Il nostro modello 3D è finalmente pronto, e ora possiamo utilizzarlo. Ma cosa possiamo farci? Essendo un modello 3D, possiamo farci praticamente qualsiasi cosa. Alcuni degli ambiti più utilizzati sono:

  • Ricostruzione di intere aree (tramite rilevamento con droni) per lo studio del territorio, la mappatura di una città (Google Maps 3D usa questa tecnica), la progettazione architettonica, ecc.;
  • Ricostruzione e animazione di attori digitali per effetti speciali in film o videogiochi, ma anche ambienti o oggetti da usare come asset realistici;
  • Progettazione personalizzata su un oggetto reale, avendo proporzioni e dimensioni precise;
  • Duplicazione di oggetti reali tramite la stampa 3D;
  • Ricostruzione di opere d’arte per musei virtuali e la divulgazione interattiva.


Software per la Fotogrammetria

Ci sono diversi programmi per la fotogrammetria, alcuni specializzati in un determinata tipologia (come ad esempio quella basata su rilevamenti con droni). Citiamo qui uno dei più noti: Photoscan, un software professionale tra i più usati nell’ambito. Se invece cercate un’alternativa gratuita molto valida vi consigliamo Meshroom.

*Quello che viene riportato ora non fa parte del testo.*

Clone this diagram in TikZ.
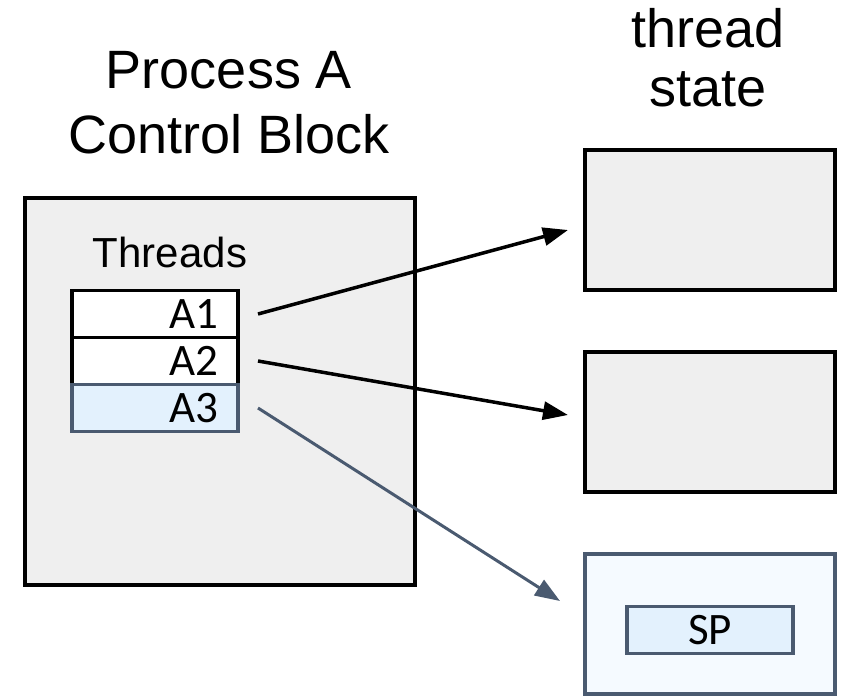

Se invece volete provare subito la fotogrammetria, senza usare programmi complessi, scaricate l’app Display.land . E’ semplicissima da usare, e alla fine della scansione, le vostre foto saranno caricate in automatico sul loro server e sarà il servizio, gratuito, a preoccuparsi di elaborare il tutto, restituendovi la scansione completa una volta pronta. Da qui, se volete, potete decidere di condividere la vostra scansione o scaricare il file 3D per utilizzarlo su altri programmi.